**Records to process:**
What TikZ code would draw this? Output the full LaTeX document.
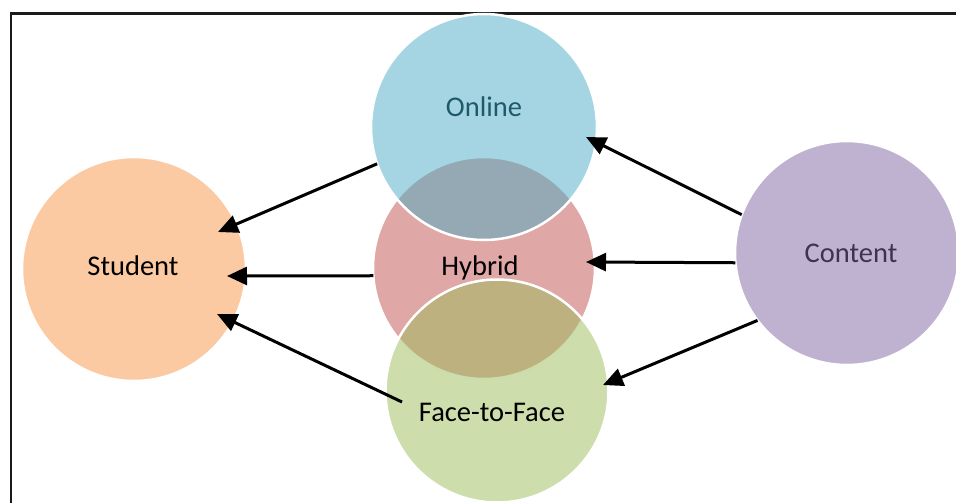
\documentclass[tikz,border=0pt]{standalone}
\usepackage{fontspec}
\setmainfont{Carlito}
\usetikzlibrary{arrows.meta}
\definecolor{cblue}{HTML}{4BACC6}
\definecolor{cred}{HTML}{C0504D}
\definecolor{cgreen}{HTML}{9BBB59}
\definecolor{corange}{HTML}{F79646}
\definecolor{cpurple}{HTML}{8064A2}
\definecolor{onlinetext}{HTML}{1F5A6A}
\definecolor{contenttext}{HTML}{3F3151}
\definecolor{frameline}{HTML}{1A1A1A}
\tikzset{
  circ/.style={circle, draw=white, line width=2.5pt, fill opacity=0.5, draw opacity=1, inner sep=0pt, outer sep=0pt},
  lbl/.style={font=\fontsize{28.5}{34}\selectfont, inner sep=0pt},
  conn/.style={line width=3pt, -{Triangle[length=20pt,width=18pt]}}
}
\begin{document}
\begin{tikzpicture}[x=1pt,y=-1pt]
\useasboundingbox (0,0) rectangle (956,503);
\draw[frameline, line width=2.5pt] (11,520) -- (11,13.5) -- (970,13.5);
% circles
\node[circ, fill=corange, minimum size=224pt] (student) at (134,269) {};
\node[circ, fill=cpurple, minimum size=224pt] (content) at (847,253) {};
\node[circ, fill=cred, minimum size=222pt] (hybrid) at (484,268) {};
\node[circ, fill=cblue, minimum size=226pt] (online) at (484,127) {};
\node[circ, fill=cgreen, minimum size=223pt] (f2f) at (497,391) {};
% inner connector ends
\coordinate (s1) at (218,232);
\coordinate (s2) at (227,276);
\coordinate (s3) at (217,314);
\coordinate (f2fstart) at (402,402);
\coordinate (o1) at (586,137);
\coordinate (h1) at (586,262);
\coordinate (g1) at (603,385);
% connectors
\draw[conn] (online.199) -- (s1);
\draw[conn] (hybrid.184) -- (s2);
\draw[conn] (f2fstart) -- (s3);
\draw[conn] (content.160) -- (o1);
\draw[conn] (content.185) -- (h1);
\draw[conn] (content.217) -- (g1);
% labels
\node[lbl] (lstudent) at (133,266) {Student};
\node[lbl, text=onlinetext] (lonline) at (484,107) {Online};
\node[lbl] (lhybrid) at (480,268) {Hybrid};
\node[lbl, text=contenttext] (lcontent) at (851,253) {Content};
\node[lbl] (lf2f) at (492,412) {Face-to-Face};
\end{tikzpicture}
\end{document}
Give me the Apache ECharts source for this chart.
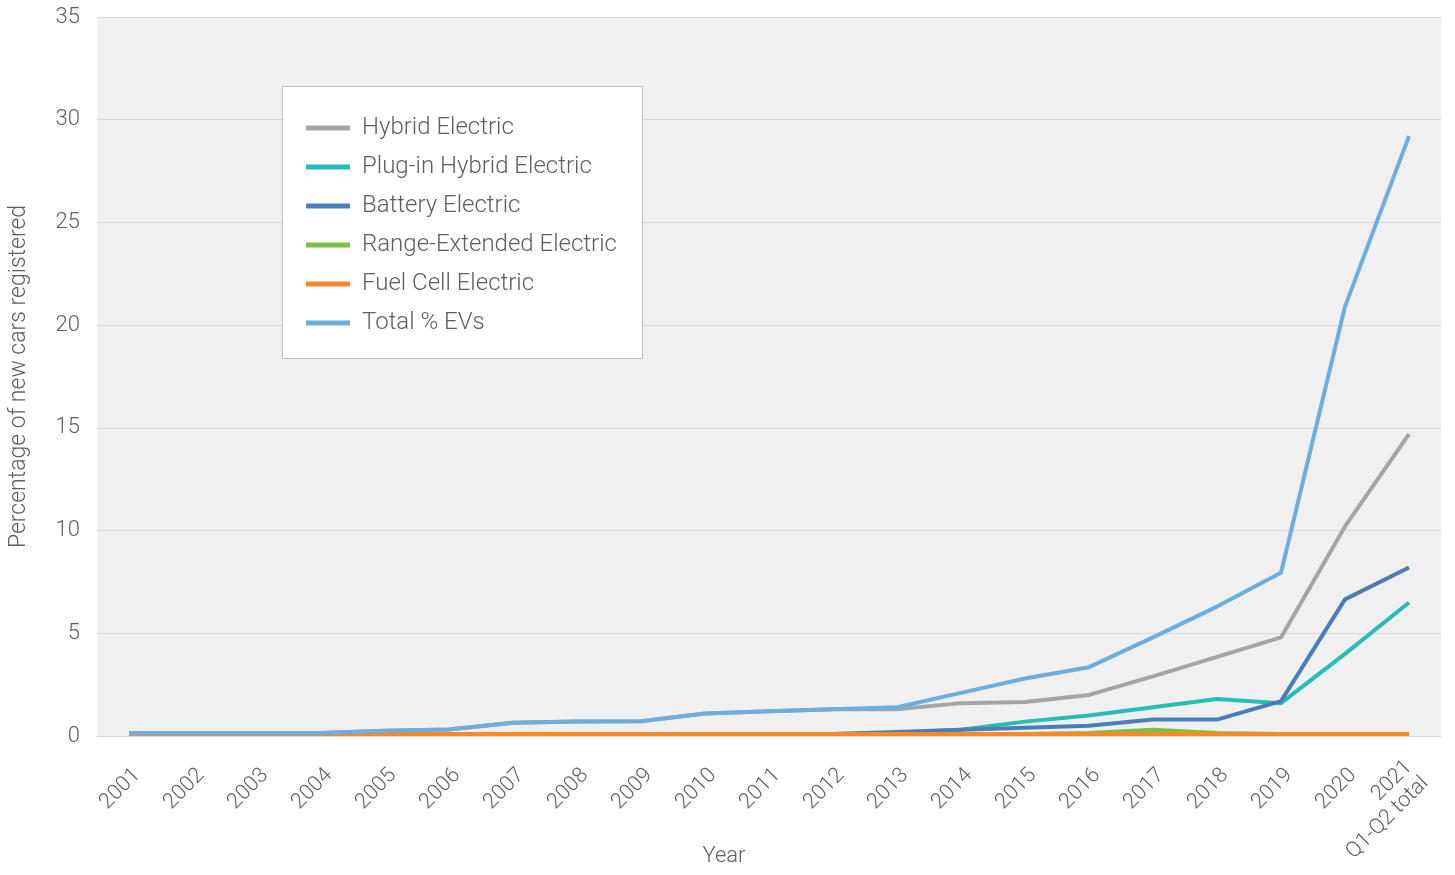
<!DOCTYPE html>
<html>
<head>
<meta charset="utf-8">
<script src="https://cdn.jsdelivr.net/npm/echarts@6/dist/echarts.min.js"></script>
<style>
html,body{margin:0;padding:0;background:#fff;}
#chart{width:1455px;height:875px;}
</style>
</head>
<body>
<div id="chart"></div>
<script>
var years = ['2001','2002','2003','2004','2005','2006','2007','2008','2009','2010','2011','2012','2013','2014','2015','2016','2017','2018','2019','2020','2021\nQ1-Q2 total'];
var hybridElectric = [0.15,0.15,0.15,0.15,0.25,0.32,0.65,0.7,0.72,1.1,1.2,1.3,1.3,1.6,1.65,2.0,2.9,3.85,4.8,10.2,14.7];
var plugInHybrid = [0.1,0.1,0.1,0.1,0.1,0.1,0.1,0.1,0.1,0.1,0.1,0.1,0.15,0.3,0.7,1.0,1.4,1.8,1.6,4.0,6.5];
var batteryElectric = [0.1,0.1,0.1,0.1,0.1,0.1,0.1,0.1,0.1,0.1,0.1,0.1,0.2,0.3,0.4,0.5,0.8,0.8,1.7,6.65,8.2];
var rangeExtended = [0.1,0.1,0.1,0.1,0.1,0.1,0.1,0.1,0.1,0.1,0.1,0.1,0.1,0.1,0.1,0.15,0.3,0.15,0.1,0.1,0.1];
var fuelCell = [0.1,0.1,0.1,0.1,0.1,0.1,0.1,0.1,0.1,0.1,0.1,0.1,0.1,0.1,0.1,0.1,0.1,0.1,0.1,0.1,0.1];
var totalEVs = [0.15,0.15,0.15,0.15,0.25,0.32,0.65,0.7,0.72,1.1,1.2,1.3,1.4,2.1,2.8,3.35,4.8,6.3,7.95,20.9,29.2];
var yTicks = [0,5,10,15,20,25,30,35];

var FONT = 'Roboto, "Liberation Sans", sans-serif';
var TXT = '#5e5e5e';
var chart = echarts.init(document.getElementById('chart'));
function mk(name, data, color) {
  return {name: name, type: 'line', data: data, symbol: 'none', smooth: false,
    lineStyle: {width: 4, color: color}, itemStyle: {color: color}};
}
chart.setOption({
  animation: false,
  backgroundColor: '#fff',
  textStyle: {fontFamily: FONT},
  grid: {left: 97, right: 14, top: 17, bottom: 139, show: true, backgroundColor: '#f0f0f0', borderWidth: 0,
    containLabel: false, outerBoundsMode: 'none'},
  graphic: [{type: 'rect', z: 3, shape: {x: 282.5, y: 86.5, width: 360, height: 272},
    style: {fill: '#fff', stroke: '#bfbfbf', lineWidth: 1}}],
  legend: {
    orient: 'vertical', left: 301, top: 111, z: 5,
    itemWidth: 44, itemHeight: 5, itemGap: 15, icon: 'rect',
    textStyle: {fontFamily: FONT, fontSize: 24, fontWeight: 300, color: TXT, lineHeight: 24, padding: [0,0,0,7]},
    data: ['Hybrid Electric','Plug-in Hybrid Electric','Battery Electric','Range-Extended Electric','Fuel Cell Electric','Total % EVs']
  },
  xAxis: {
    type: 'category', data: years, boundaryGap: true,
    name: 'Year', nameLocation: 'middle', nameGap: 109, nameMoveOverlap: false,
    nameTextStyle: {fontFamily: FONT, fontSize: 22, fontWeight: 300, color: TXT, padding: [0, 90, 0, 0]},
    axisLine: {show: true, lineStyle: {color: '#d9d9d9', width: 1}},
    axisTick: {show: false},
    axisLabel: {rotate: 45, interval: 0, margin: 28, fontFamily: FONT, fontSize: 21.5, fontWeight: 300, color: TXT, lineHeight: 23,
      formatter: function (v) { return '\n' + v; }},
    splitLine: {show: false}
  },
  yAxis: {
    type: 'value', min: 0, max: 35, interval: 5,
    name: 'Percentage of new cars registered', nameLocation: 'middle', nameGap: 66, nameMoveOverlap: false,
    nameTextStyle: {fontFamily: FONT, fontSize: 23, fontWeight: 300, color: TXT},
    axisLine: {show: false}, axisTick: {show: false},
    axisLabel: {margin: 17, fontFamily: FONT, fontSize: 22, fontWeight: 300, color: TXT,
      formatter: function (v) { return yTicks.indexOf(v) >= 0 ? String(v) : ''; }},
    splitLine: {lineStyle: {color: '#d9d9d9', width: 1}}
  },
  series: [
    mk('Hybrid Electric', hybridElectric, '#a5a5a5'),
    mk('Plug-in Hybrid Electric', plugInHybrid, '#26bdb6'),
    mk('Battery Electric', batteryElectric, '#4a7ebb'),
    mk('Range-Extended Electric', rangeExtended, '#7ac143'),
    mk('Fuel Cell Electric', fuelCell, '#f58a28'),
    mk('Total % EVs', totalEVs, '#6caee0')
  ]
});
</script>
</body>
</html>
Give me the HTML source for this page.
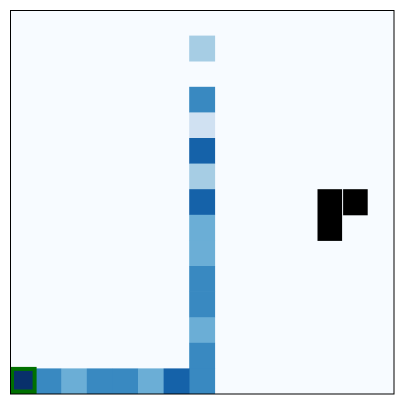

**Instructions to follow:**
Return all lines of the material above in which the word "source" occurs.

**Answer for this exercise:**
Give me the Apache ECharts source for this chart.
Give me the HTML source for this page.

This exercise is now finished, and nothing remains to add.